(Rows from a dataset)

========================================================================

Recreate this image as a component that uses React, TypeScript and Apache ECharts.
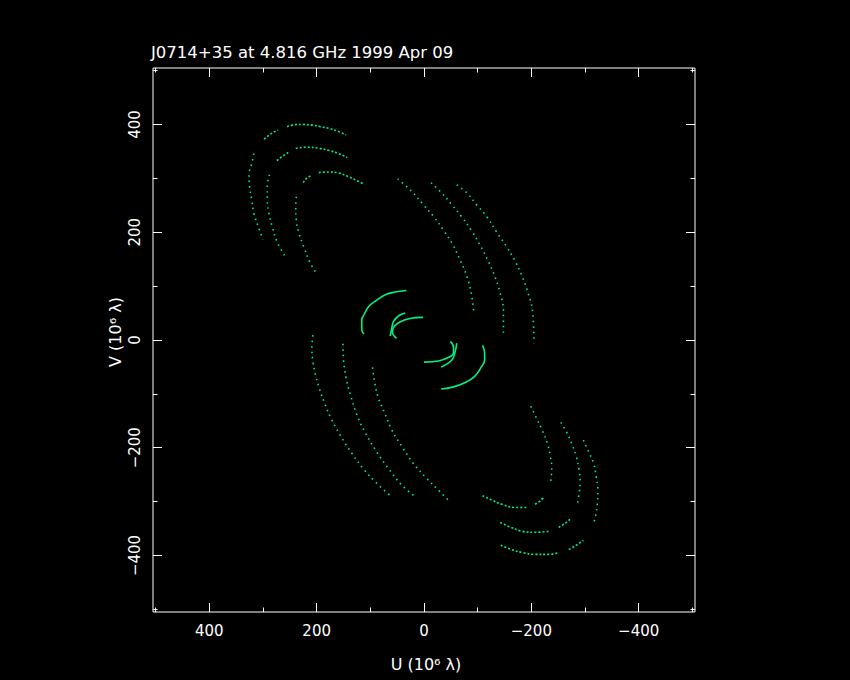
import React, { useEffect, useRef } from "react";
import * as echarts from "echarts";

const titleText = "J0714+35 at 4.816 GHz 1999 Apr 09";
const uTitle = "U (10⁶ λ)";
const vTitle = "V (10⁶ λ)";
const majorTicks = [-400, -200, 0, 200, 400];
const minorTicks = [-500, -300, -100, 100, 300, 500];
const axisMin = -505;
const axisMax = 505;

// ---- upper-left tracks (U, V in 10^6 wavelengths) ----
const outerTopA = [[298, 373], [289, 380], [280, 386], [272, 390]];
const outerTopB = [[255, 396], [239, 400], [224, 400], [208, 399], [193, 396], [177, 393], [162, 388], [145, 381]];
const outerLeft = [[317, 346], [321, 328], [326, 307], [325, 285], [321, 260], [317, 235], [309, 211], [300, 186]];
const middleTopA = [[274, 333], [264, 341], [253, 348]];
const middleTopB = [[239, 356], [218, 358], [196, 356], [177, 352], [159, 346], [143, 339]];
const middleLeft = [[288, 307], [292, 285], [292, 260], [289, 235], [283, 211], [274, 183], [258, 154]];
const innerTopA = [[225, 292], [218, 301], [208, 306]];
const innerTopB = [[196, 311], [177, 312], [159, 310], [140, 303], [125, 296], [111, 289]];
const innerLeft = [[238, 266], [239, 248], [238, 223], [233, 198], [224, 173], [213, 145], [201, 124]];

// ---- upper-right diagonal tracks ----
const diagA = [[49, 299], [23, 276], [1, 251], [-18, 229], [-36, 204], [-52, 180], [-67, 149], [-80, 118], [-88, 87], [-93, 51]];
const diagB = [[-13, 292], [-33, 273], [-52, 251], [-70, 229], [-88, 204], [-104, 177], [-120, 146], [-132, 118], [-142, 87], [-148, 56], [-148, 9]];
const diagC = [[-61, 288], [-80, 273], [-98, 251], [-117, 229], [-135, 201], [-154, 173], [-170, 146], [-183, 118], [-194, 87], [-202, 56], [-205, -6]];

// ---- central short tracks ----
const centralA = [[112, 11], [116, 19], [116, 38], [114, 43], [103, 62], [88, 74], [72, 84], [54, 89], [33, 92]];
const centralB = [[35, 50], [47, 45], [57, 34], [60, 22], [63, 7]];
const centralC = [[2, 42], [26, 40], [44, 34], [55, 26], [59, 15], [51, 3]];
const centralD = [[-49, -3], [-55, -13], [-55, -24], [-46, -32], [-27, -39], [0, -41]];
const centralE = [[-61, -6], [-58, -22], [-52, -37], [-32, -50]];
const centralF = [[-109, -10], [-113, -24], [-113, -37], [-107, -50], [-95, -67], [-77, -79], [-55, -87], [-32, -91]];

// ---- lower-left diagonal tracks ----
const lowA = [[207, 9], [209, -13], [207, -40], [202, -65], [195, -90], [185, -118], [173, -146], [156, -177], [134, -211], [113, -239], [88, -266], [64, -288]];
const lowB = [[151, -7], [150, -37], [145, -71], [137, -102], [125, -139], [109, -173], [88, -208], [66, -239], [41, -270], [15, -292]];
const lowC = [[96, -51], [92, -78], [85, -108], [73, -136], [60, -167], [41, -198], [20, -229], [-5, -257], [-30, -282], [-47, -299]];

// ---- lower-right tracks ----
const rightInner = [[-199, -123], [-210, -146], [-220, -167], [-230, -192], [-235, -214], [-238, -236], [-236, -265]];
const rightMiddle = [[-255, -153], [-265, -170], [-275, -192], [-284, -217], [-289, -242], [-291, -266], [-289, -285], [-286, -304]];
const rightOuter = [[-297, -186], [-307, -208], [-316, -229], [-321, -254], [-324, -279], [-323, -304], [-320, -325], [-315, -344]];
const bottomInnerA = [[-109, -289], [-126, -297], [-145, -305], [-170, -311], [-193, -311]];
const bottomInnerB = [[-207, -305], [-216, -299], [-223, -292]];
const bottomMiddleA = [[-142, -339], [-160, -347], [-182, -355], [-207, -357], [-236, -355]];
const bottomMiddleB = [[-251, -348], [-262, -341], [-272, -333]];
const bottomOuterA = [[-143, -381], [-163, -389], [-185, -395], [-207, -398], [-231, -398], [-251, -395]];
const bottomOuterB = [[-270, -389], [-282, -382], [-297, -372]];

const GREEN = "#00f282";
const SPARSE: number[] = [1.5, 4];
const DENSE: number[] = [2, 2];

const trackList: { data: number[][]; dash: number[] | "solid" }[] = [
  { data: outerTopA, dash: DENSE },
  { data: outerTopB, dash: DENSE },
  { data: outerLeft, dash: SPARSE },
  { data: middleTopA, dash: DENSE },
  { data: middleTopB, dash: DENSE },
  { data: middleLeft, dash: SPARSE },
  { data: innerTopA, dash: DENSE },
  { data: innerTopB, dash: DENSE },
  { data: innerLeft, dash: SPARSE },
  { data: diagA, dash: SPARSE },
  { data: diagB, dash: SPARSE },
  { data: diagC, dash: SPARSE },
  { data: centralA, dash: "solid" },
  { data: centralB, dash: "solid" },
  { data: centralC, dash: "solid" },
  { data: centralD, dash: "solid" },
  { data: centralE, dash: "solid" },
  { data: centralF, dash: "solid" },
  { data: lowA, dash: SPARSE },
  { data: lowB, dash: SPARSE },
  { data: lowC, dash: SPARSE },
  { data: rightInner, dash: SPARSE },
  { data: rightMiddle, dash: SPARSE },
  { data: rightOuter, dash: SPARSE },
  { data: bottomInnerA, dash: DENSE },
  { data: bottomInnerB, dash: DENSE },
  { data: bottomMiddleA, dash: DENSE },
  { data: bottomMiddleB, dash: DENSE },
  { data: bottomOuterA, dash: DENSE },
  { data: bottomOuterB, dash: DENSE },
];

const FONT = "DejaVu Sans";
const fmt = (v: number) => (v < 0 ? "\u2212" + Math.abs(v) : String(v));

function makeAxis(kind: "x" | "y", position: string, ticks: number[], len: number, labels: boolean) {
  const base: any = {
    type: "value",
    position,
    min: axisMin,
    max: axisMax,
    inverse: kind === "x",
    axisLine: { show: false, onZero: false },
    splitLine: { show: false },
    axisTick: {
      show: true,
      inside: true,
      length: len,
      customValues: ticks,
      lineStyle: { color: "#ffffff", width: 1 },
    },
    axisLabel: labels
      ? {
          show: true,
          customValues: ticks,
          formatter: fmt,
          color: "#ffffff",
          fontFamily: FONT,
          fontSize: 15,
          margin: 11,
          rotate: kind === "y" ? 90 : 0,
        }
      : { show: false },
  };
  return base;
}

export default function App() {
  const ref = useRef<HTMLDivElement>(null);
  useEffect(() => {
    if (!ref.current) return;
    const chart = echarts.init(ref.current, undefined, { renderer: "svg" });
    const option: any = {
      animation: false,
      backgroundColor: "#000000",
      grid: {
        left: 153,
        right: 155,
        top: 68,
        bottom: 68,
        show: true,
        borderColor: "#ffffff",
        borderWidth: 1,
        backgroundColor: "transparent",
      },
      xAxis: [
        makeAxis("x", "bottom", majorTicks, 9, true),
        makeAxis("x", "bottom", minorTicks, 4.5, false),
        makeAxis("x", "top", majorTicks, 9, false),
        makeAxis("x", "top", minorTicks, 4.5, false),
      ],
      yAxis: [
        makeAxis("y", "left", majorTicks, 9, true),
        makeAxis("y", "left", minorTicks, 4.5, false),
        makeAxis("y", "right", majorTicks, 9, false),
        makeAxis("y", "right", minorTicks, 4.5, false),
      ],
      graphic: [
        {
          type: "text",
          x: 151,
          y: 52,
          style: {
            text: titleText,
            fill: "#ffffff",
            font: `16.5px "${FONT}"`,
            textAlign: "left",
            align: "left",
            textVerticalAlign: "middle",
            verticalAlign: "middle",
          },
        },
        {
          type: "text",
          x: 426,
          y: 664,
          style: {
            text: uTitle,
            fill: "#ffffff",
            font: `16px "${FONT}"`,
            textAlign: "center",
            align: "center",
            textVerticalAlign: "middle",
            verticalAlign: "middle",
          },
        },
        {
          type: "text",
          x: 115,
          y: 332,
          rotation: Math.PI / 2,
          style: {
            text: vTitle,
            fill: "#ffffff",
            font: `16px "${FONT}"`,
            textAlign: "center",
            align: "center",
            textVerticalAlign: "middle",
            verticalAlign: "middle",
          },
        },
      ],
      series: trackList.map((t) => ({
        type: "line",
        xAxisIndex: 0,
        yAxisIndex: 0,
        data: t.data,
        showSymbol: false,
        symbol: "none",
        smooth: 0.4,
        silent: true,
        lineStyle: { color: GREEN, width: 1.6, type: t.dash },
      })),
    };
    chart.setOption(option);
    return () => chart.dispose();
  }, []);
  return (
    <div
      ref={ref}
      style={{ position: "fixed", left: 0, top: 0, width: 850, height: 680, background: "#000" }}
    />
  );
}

========================================================================

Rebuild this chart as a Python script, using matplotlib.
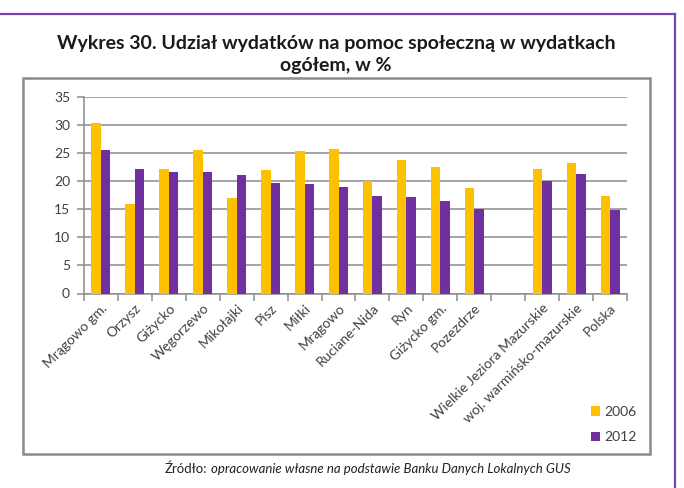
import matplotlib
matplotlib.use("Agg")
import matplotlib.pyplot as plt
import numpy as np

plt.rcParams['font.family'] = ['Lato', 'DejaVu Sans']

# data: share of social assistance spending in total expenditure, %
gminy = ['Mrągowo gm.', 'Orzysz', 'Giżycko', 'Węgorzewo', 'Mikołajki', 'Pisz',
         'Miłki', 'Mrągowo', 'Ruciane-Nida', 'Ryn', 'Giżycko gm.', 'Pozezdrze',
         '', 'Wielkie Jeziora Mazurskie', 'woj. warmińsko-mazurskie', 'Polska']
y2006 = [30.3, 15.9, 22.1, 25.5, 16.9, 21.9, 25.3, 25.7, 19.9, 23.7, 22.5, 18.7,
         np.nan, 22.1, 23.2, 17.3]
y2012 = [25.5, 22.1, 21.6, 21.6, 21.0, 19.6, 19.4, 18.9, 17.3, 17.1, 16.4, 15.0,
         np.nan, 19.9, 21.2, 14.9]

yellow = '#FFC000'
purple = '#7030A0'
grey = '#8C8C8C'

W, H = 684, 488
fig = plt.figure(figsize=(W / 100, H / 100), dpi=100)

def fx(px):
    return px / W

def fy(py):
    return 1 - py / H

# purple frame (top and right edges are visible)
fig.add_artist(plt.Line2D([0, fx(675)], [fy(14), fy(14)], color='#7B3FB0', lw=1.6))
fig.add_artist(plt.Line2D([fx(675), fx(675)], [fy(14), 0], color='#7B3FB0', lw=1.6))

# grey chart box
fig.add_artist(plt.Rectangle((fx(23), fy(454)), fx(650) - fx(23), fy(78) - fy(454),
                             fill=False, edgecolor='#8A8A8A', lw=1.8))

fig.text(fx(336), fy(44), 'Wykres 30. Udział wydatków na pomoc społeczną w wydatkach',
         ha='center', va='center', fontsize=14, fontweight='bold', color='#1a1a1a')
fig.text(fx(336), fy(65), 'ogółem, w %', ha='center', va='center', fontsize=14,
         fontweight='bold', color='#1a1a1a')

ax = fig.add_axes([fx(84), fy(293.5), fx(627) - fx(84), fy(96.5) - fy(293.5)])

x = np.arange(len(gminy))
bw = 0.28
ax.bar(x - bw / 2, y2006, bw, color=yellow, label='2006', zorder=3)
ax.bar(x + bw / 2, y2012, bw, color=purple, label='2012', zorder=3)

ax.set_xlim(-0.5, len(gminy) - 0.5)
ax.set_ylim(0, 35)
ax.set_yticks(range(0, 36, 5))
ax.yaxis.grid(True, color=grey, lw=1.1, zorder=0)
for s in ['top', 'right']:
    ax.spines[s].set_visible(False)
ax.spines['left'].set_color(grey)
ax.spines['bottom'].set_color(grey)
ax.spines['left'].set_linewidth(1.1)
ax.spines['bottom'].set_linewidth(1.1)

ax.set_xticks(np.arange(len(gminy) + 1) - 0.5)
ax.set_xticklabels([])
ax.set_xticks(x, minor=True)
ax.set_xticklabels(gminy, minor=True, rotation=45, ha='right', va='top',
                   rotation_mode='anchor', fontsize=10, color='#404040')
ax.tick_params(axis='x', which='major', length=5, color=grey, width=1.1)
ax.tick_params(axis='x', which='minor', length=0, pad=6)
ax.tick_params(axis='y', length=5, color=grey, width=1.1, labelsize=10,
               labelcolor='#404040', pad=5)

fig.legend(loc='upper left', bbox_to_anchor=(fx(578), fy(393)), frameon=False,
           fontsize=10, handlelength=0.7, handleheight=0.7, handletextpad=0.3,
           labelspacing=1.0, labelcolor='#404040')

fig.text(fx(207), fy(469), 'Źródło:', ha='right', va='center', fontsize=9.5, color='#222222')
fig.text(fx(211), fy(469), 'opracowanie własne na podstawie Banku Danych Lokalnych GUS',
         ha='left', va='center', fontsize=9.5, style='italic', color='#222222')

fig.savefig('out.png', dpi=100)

========================================================================

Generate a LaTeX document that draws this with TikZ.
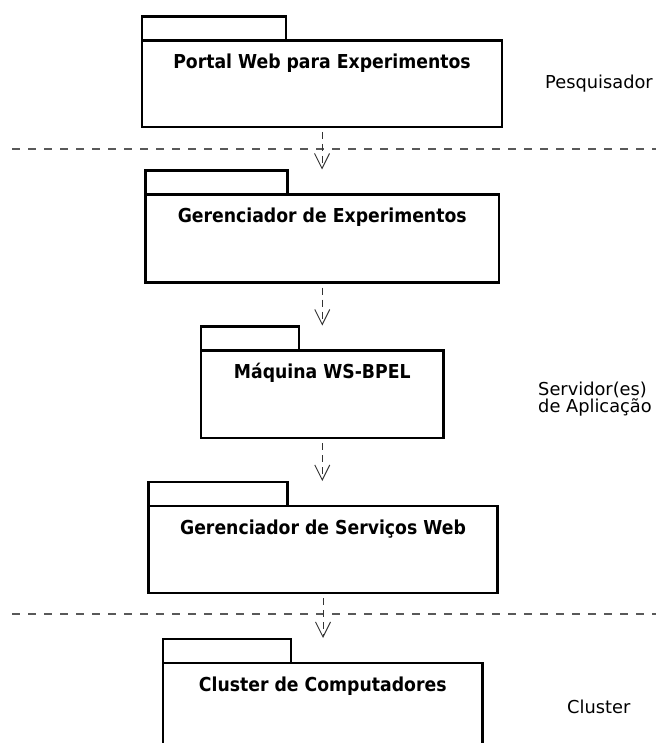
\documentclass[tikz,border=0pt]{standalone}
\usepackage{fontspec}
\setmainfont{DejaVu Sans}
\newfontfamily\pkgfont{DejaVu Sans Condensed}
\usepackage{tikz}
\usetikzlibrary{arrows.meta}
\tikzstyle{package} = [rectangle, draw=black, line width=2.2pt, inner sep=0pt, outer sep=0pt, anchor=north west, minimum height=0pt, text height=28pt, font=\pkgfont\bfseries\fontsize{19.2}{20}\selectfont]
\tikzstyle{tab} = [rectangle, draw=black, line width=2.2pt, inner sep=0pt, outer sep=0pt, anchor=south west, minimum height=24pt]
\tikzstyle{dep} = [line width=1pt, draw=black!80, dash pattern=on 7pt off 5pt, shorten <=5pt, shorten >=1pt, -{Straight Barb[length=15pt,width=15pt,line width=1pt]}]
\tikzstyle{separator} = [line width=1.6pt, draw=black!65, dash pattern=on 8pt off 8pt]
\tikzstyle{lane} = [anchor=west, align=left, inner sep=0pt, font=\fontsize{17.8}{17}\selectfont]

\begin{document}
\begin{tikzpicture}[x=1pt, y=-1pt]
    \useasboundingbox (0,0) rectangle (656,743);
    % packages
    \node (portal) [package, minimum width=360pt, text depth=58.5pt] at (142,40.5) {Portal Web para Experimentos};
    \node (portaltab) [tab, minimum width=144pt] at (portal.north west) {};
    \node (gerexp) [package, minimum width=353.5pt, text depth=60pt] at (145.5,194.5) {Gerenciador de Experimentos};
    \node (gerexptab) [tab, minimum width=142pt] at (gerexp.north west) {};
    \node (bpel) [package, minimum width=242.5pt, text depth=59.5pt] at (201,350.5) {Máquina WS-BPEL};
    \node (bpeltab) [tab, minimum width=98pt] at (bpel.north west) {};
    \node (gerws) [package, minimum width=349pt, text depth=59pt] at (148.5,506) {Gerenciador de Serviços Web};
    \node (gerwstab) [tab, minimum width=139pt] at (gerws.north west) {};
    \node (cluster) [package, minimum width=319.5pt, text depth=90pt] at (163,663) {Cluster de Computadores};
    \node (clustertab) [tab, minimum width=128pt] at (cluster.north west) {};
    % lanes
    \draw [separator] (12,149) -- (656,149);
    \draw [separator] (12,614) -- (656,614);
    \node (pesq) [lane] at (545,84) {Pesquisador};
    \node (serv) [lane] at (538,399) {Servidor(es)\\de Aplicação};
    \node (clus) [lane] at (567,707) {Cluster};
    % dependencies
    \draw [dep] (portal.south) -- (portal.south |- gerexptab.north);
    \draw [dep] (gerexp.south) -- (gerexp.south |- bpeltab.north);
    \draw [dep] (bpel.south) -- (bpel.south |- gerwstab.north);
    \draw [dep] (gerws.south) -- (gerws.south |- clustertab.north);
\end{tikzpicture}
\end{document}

========================================================================

• What this task involves
Tally how many lines of the material contain the word "that". The answer must be the number and nothing else.

• Task response
2